Suffragette: una velata critica al femminismo attuale
L’ambientazione storica fa sì da scenario ma non dovrebbe ingannarci, è un semplice pretesto. Infatti la regista, pur partendo dal lontano 1912, problematizza più sul presente che sul passato. Con Suffragette facciamo un passo indietro, in qualche modo torniamo in quel preciso momento storico, perché – sembra suggerire la Gavron – è da lì che bisognerebbe ripartire e riappropriarsi delle testimonianze di quelle donne che hanno contestato la Storia. A volte si ha l’impressione che in Suffragette serpeggi una velata critica ai tanti femminismi non più all’altezza di quel coraggio radicale che ha richiesto delle posizioni senza compromessi.

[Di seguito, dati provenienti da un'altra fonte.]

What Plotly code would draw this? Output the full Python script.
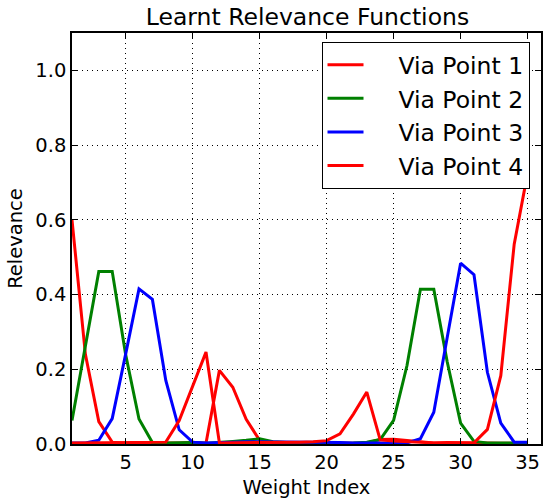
import plotly.graph_objects as go

# Weight indices 1..35
weight_index = list(range(1, 36))

via_point_1 = [0.600, 0.240, 0.060, 0.005, 0.002, 0.003, 0.002, 0.003, 0.003, 0.005,
               0.002, 0.197, 0.152, 0.066, 0.010, 0.004, 0.003, 0.004, 0.003, 0.003,
               0.002, 0.002, 0.003, 0.012, 0.013, 0.010, 0.006, 0.003, 0.004, 0.003,
               0.002, 0.002, 0.002, 0.002, 0.002]

via_point_2 = [0.063, 0.260, 0.462, 0.462, 0.240, 0.067, 0.004, 0.003, 0.004, 0.004,
               0.002, 0.004, 0.007, 0.010, 0.014, 0.006, 0.003, 0.002, 0.002, 0.002,
               0.002, 0.003, 0.005, 0.012, 0.063, 0.210, 0.414, 0.414, 0.220, 0.056,
               0.007, 0.003, 0.003, 0.003, 0.003]

via_point_3 = [0.003, 0.003, 0.010, 0.068, 0.240, 0.415, 0.387, 0.170, 0.038, 0.005,
               0.003, 0.003, 0.005, 0.006, 0.006, 0.005, 0.004, 0.004, 0.004, 0.004,
               0.004, 0.003, 0.003, 0.003, 0.003, 0.003, 0.014, 0.085, 0.285, 0.484,
               0.453, 0.192, 0.056, 0.005, 0.005]

via_point_4 = [0.003, 0.003, 0.003, 0.003, 0.003, 0.003, 0.003, 0.005, 0.063, 0.156,
               0.246, 0.003, 0.003, 0.003, 0.003, 0.003, 0.004, 0.005, 0.006, 0.009,
               0.027, 0.080, 0.139, 0.011, 0.008, 0.006, 0.004, 0.003, 0.003, 0.003,
               0.003, 0.039, 0.183, 0.535, 0.725]

series = [
    ("Via Point 1", via_point_1, "#ff0000"),
    ("Via Point 2", via_point_2, "#008000"),
    ("Via Point 3", via_point_3, "#0000ff"),
    ("Via Point 4", via_point_4, "#ff0000"),
]

FONT = "DejaVu Sans"
NB = "\u00a0"

fig = go.Figure()
for i, (name, vals, color) in enumerate(series):
    fig.add_trace(go.Scatter(
        x=weight_index, y=vals, mode="lines", name=NB * 4 + name,
        line=dict(color=color, width=3),
    ))

axis_common = dict(
    showline=True, linecolor="black", linewidth=1.5, mirror="allticks",
    ticks="inside", ticklen=6, tickwidth=1, tickcolor="black",
    showgrid=True, gridcolor="black", gridwidth=1, griddash="1px,4px",
    zeroline=False,
    tickfont=dict(family=FONT, size=19.5, color="black"),
)

fig.update_xaxes(
    range=[1, 36], tickvals=[5, 10, 15, 20, 25, 30, 35],
    title=dict(text="Weight Index", font=dict(family=FONT, size=19.5, color="black"), standoff=8),
    **axis_common,
)
fig.update_yaxes(
    range=[0, 1.1], tickvals=[0, 0.2, 0.4, 0.6, 0.8, 1.0], tickformat=".1f",
    title=dict(text="Relevance", font=dict(family=FONT, size=19.5, color="black"), standoff=8),
    **axis_common,
)

fig.update_layout(
    width=545, height=499,
    margin=dict(l=72, r=2, t=33, b=55),
    paper_bgcolor="white", plot_bgcolor="white",
    font=dict(family=FONT, color="black"),
    title=dict(text="Learnt Relevance Functions", x=0.5642, xanchor="center",
               y=0.966, yanchor="middle", yref="container",
               font=dict(family=FONT, size=23.5, color="black")),
    legend=dict(
        x=0.532, y=0.978, xanchor="left", yanchor="top",
        bgcolor="white", bordercolor="black", borderwidth=1,
        font=dict(family=FONT, size=23.5, color="black"),
        itemwidth=36,
    ),
    showlegend=True,
)

fig.write_html("out.html")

È paradigmatico che le storie e i volti dei personaggi realmente esistiti facciano da contorno a quella della protagonista, personaggio di pura invenzione. La regista opta per la sobrietà sia nel montaggio che nella sceneggiatura e nelle riprese. Fa conoscere al pubblico la nutrizione forzata, le violenze, l’assenza di diritto delle donne che non si limitava al voto ma anche all’assenza di ogni diritto sui propri figli. Ci racconta che le suffragette non furono solo agitatrici di piazze ma operarono nella clandestinità e al limite della legalità. Eppure poco viene concesso alle parole, al comizio brevissimo della Pankhurst, talmente ridotto all’osso da risultare debole. La regista non rincara la dose dove potrebbe o dove ci si aspetterebbe. Il nodo è qui, la Gavron volutamente tradisce le aspettative, ovvero evita quello che chiunque si aspetterebbe da un film girato da una donna sul movimento femminista. La Gavron si muove in questi mondi meschini con passo leggero, discreto, quasi trattiene il respiro, anche quando ci mostra uno stupro. Poche parole ma molto ci viene raccontato dalle immagini, lo spettatore non è aggredito visivamente ma alcune corde non restano indifferenti.

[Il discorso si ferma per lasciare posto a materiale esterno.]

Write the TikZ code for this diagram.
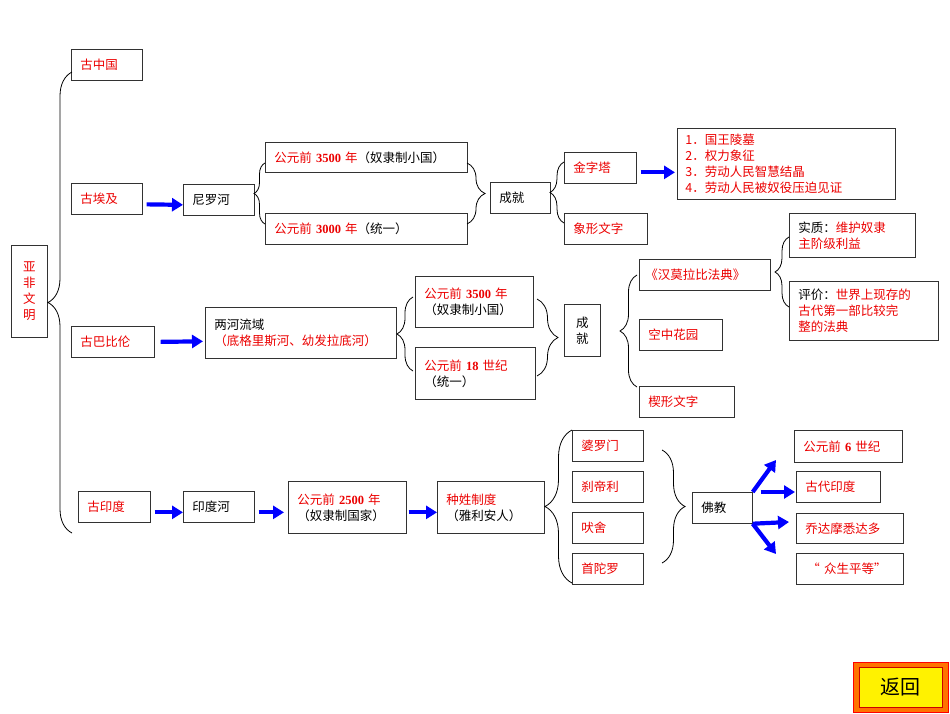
\documentclass[tikz,border=0pt]{standalone}
\usepackage{fontspec}
\setmainfont{Liberation Serif}
\newfontfamily\cjk{Noto Sans CJK SC}
\newfontfamily\lat{Liberation Serif}
\usetikzlibrary{arrows.meta,calc,decorations.pathreplacing}
\definecolor{tred}{RGB}{235,0,0}
\definecolor{bord}{RGB}{50,50,50}
\definecolor{barr}{RGB}{0,0,255}
\newcommand\nm[1]{{\lat\bfseries #1}}
\newcommand\rd[1]{{\color{tred}#1}}
\begin{document}
\begin{tikzpicture}[x=1pt,y=-1pt,
  every node/.style={font=\cjk\fontsize{12.5}{16}\selectfont},
  bx/.style={draw=bord, line width=0.7pt, anchor=north west, inner xsep=9pt, inner ysep=1pt, align=left, minimum height=31},
  barrow/.style={draw=barr, line width=4.2pt, -{Triangle[length=11pt,width=13pt]}},
  curly/.style={draw=black, line width=0.8pt, decorate, decoration={brace, amplitude=#1}}
]
\useasboundingbox (0,0) rectangle (950,713);

% root
\node[bx, text width=18, minimum height=92, align=center] (yf) at (11,245) {\rd{亚\\非\\文\\明}};

% level 1
\node[bx, text width=53] (zg) at (71,49) {\rd{古中国}};
\node[bx, text width=53] (ej) at (71,183) {\rd{古埃及}};
\node[bx, text width=65] (bbl) at (71,326) {\rd{古巴比伦}};
\node[bx, text width=54] (yd) at (78,491) {\rd{古印度}};

% Egypt
\node[bx, text width=53] (nl) at (183,184) {尼罗河};
\node[bx, text width=184, minimum height=30] (e1) at (265,142) {\rd{公元前 \nm{3500} 年}（奴隶制小国）};
\node[bx, text width=184] (e2) at (265,213) {\rd{公元前 \nm{3000} 年}（统一）};
\node[bx, text width=42] (ecj) at (490,182) {成就};
\node[bx, text width=54] (jzt) at (564,152) {\rd{金字塔}};
\node[bx, text width=65] (xw) at (564,213) {\rd{象形文字}};
\node[bx, text width=202, minimum height=71, inner xsep=8pt] (pyr) at (677,128) {\rd{1．国王陵墓\\2．权力象征\\3．劳动人民智慧结晶\\4．劳动人民被奴役压迫见证}};

% Babylon
\node[bx, text width=173, minimum height=51] (lh) at (205,307) {两河流域\\\rd{（底格里斯河、幼发拉底河）}};
\node[bx, text width=100, minimum height=51] (b1) at (415,276) {\rd{公元前 \nm{3500} 年}\\（奴隶制小国）};
\node[bx, text width=102, minimum height=52] (b2) at (415,347) {\rd{公元前 \nm{18} 世纪}\\（统一）};
\node[bx, text width=18, minimum height=52, align=center] (bcj) at (564,304) {成\\就};
\node[bx, text width=119, inner xsep=6pt] (hm) at (639,259) {\rd{《汉莫拉比法典》}};
\node[bx, text width=65] (kz) at (639,319) {\rd{空中花园}};
\node[bx, text width=77] (xx) at (639,386) {\rd{楔形文字}};
\node[bx, text width=108, minimum height=44] (sz) at (789,213) {实质：\rd{维护奴隶}\\\rd{主阶级利益}};
\node[bx, text width=131, minimum height=59] (pj) at (789,281) {评价：\rd{世界上现存的}\\\rd{古代第一部比较完}\\\rd{整的法典}};

% India
\node[bx, text width=53] (ydh) at (183,491) {印度河};
\node[bx, text width=100, minimum height=52] (y1) at (288,481) {\rd{公元前 \nm{2500} 年}\\（奴隶制国家）};
\node[bx, text width=89, minimum height=52] (y2) at (437,481) {\rd{种姓制度}\\（雅利安人）};
\node[bx, text width=53] (c1) at (572,430) {\rd{婆罗门}};
\node[bx, text width=53] (c2) at (572,471) {\rd{刹帝利}};
\node[bx, text width=53] (c3) at (572,512) {\rd{吠舍}};
\node[bx, text width=53] (c4) at (572,553) {\rd{首陀罗}};
\node[bx, text width=42] (fj) at (692,492) {佛教};
\node[bx, text width=90, minimum height=32] (r1) at (794,430) {\rd{公元前 \nm{6} 世纪}};
\node[bx, text width=66] (r2) at (796,471) {\rd{古代印度}};
\node[bx, text width=89, minimum height=30] (r3) at (796,513) {\rd{乔达摩悉达多}};
\node[bx, text width=89] (r4) at (796,553) {\rd{\hspace{2pt}“ 众生平等”}};

% braces
\draw[curly=24pt] (72,533) -- (72,72);
\draw[curly=11pt] (265,224) -- (265,163);
\draw[curly=18pt] (467,163) -- (467,224);
\draw[curly=14pt] (564,223) -- (564,162);
\draw[curly=14pt] (789,307) -- (789,237);
\draw[curly=16pt] (413,371) -- (413,297);
\draw[curly=21pt] (537,299) -- (537,376);
\draw[curly=17pt] (637,387) -- (637,275);
\draw[curly=27pt] (572,583) -- (572,430);
\draw[curly=23pt] (662,450) -- (662,563);

% blue arrows
\draw[barrow] ($(ej.east)+(4,5.5)$) -- ($(nl.west)+(0,5)$);
\draw[barrow] ($(jzt.east)+(4,4.5)$) -- ($(pyr.west)+(-2,8.5)$);
\draw[barrow] ($(bbl.east)+(6,0)$) -- ($(lh.west)+(-2,8.5)$);
\draw[barrow] ($(yd.east)+(4,5.5)$) -- ($(ydh.west)+(0,5.5)$);
\draw[barrow] ($(ydh.east)+(4,5.5)$) -- ($(y1.west)+(-4,5)$);
\draw[barrow] ($(y1.east)+(2,5)$) -- ($(y2.west)+(0,5)$);
\coordinate (t1) at (776,460);
\coordinate (t2) at (795,492);
\coordinate (t3) at (789,522);
\coordinate (t4) at (776,554);
\draw[barrow] (fj.north east) -- (t1);
\draw[barrow] ($(fj.north east)+(8,0)$) -- (t2);
\draw[barrow] (fj.south east) -- (t3);
\draw[barrow] (fj.south east) -- (t4);

% return button
\fill[orange!90!red] (853,662) rectangle (948,712);
\draw[red, line width=0.8pt] (853,662) rectangle (948,712);
\node[fill=yellow, draw=red!80!black, line width=0.5pt, minimum width=83, minimum height=40, inner sep=0pt, font=\cjk\fontsize{20}{22}\selectfont] (fh) at (900.5,687) {返回};
\end{tikzpicture}
\end{document}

Il cammino di Maud è una metafora, declinato dalla Gavron in più momenti del film, le profondità di campo conferiscono a Maud un incedere quasi epico per le strade dei sobborghi, per la città, nei reparti della fabbrica. Poco ci viene mostrato delle lotte di piazza ma molto del quotidiano delle protagoniste. Il film narra quel tipo di disobbedienza che ha inizio tra le mura domestiche, nella fabbrica e nel carcere. È proprio in questi momenti che la Gavron sfrutta a pieno le potenzialità del controcampo, delle inquadrature dal basso e in angolo, del pedinamento neorealista alla Cesare Zavattini. La discrezione della macchina da presa rende a pieno il tentativo da parte della regista di strappare le epifanie nella vita quotidiana.

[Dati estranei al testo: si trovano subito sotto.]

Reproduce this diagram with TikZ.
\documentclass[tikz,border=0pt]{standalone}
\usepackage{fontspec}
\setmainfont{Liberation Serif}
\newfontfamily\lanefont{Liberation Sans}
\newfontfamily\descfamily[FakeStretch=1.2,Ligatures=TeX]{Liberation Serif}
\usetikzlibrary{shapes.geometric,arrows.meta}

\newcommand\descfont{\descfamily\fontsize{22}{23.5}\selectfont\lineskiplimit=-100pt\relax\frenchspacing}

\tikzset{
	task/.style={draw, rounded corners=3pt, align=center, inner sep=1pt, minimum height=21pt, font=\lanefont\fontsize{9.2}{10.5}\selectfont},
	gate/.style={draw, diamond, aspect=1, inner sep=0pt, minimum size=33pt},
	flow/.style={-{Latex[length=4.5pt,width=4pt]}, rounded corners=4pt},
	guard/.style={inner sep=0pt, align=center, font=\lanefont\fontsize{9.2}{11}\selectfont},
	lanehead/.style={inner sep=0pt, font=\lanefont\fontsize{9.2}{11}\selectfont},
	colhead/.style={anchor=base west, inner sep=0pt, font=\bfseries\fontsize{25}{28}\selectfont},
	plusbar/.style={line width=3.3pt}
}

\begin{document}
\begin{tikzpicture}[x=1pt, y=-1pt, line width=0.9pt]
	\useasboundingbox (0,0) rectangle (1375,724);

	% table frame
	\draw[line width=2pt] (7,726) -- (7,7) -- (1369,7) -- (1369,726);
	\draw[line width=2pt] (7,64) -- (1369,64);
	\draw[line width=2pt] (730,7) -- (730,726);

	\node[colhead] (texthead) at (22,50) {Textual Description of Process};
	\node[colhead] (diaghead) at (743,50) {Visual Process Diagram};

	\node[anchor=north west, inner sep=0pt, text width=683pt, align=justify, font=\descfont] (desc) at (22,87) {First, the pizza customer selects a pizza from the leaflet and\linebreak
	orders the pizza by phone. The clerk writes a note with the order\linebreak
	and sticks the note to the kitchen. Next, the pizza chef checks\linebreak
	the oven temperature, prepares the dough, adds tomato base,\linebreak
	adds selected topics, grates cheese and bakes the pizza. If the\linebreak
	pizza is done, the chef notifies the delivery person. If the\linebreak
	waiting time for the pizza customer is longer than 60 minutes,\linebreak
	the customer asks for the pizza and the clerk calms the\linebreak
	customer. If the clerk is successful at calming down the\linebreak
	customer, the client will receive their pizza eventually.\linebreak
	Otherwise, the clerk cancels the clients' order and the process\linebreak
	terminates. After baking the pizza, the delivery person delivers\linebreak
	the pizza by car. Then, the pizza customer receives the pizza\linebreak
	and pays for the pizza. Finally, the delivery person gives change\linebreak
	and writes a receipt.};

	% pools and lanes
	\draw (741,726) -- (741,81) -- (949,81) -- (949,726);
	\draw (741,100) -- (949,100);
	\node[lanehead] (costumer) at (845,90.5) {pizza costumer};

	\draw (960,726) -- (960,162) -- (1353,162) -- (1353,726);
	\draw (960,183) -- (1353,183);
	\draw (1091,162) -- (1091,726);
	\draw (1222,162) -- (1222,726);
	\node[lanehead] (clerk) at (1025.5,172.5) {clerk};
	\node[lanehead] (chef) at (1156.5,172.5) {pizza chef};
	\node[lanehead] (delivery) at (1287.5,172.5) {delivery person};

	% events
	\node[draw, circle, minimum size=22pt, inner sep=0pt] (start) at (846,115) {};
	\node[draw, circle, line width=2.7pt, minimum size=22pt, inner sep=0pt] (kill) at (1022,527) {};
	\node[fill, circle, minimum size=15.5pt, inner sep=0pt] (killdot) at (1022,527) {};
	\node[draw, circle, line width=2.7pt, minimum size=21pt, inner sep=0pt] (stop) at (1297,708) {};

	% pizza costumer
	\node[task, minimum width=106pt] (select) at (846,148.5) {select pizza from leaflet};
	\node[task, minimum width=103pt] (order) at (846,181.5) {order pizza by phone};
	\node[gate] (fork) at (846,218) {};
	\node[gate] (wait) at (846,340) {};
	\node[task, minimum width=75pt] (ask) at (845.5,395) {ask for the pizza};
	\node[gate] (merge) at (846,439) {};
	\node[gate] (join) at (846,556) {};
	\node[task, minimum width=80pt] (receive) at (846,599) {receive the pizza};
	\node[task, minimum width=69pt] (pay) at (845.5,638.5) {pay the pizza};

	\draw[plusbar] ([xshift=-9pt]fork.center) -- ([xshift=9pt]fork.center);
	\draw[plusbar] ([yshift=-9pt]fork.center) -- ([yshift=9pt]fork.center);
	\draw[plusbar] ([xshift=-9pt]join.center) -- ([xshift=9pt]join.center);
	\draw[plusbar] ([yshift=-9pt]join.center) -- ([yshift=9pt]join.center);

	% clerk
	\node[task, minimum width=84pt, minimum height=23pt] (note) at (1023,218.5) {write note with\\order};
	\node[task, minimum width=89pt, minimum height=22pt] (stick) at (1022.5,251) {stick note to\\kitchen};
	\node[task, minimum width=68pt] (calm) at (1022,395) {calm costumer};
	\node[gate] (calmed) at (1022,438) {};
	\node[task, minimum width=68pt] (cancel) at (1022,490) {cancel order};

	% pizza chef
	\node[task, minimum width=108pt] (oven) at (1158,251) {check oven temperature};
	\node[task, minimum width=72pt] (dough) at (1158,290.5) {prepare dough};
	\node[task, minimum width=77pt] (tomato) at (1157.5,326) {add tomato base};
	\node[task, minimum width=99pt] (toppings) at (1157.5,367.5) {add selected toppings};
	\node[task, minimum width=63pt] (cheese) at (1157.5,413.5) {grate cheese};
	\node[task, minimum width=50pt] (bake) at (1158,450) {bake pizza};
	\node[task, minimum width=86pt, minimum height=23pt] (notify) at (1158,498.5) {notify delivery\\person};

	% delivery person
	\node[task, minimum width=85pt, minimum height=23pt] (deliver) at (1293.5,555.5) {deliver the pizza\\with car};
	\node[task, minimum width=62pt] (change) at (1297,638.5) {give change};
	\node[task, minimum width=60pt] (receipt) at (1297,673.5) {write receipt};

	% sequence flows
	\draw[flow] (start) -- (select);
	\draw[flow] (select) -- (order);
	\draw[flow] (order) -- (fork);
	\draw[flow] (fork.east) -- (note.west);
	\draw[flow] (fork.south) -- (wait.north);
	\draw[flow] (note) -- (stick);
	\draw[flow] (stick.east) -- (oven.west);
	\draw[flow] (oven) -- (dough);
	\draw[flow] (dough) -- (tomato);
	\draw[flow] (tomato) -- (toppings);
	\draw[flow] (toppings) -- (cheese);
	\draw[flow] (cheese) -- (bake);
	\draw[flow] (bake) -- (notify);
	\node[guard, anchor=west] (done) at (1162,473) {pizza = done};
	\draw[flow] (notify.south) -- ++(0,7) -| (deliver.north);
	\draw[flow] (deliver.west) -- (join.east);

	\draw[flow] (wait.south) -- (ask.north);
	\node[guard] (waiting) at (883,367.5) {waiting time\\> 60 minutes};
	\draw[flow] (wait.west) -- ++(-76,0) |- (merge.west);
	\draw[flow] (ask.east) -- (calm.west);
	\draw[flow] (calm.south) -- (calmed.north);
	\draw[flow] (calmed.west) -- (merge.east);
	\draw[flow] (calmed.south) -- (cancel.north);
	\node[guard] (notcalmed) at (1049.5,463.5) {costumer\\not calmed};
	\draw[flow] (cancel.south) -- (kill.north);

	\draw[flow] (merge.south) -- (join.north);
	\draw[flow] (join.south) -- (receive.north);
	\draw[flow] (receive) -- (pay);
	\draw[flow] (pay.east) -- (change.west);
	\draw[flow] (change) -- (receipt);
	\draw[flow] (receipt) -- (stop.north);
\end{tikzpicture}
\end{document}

Certo in Suffragette non accade molto, non ci sono effetti speciali o grandi dialoghi in grado di infiammare i cuori, eppure i volti e i primi piani hanno una carica eloquente che da tempo non appariva sugli schermi. Il volto come paesaggio evoca un retromondo sottile, impenetrabile, segreto e sembra che la Gavron abbia voluto omaggiare a tratti Renoir, a volte la Giovanna d’arco di Dreyer, gli occhi di Nana o i paesaggi di Seurat.
Suffragette è la Storia di tutti quei volti che riacquistano la propria voce.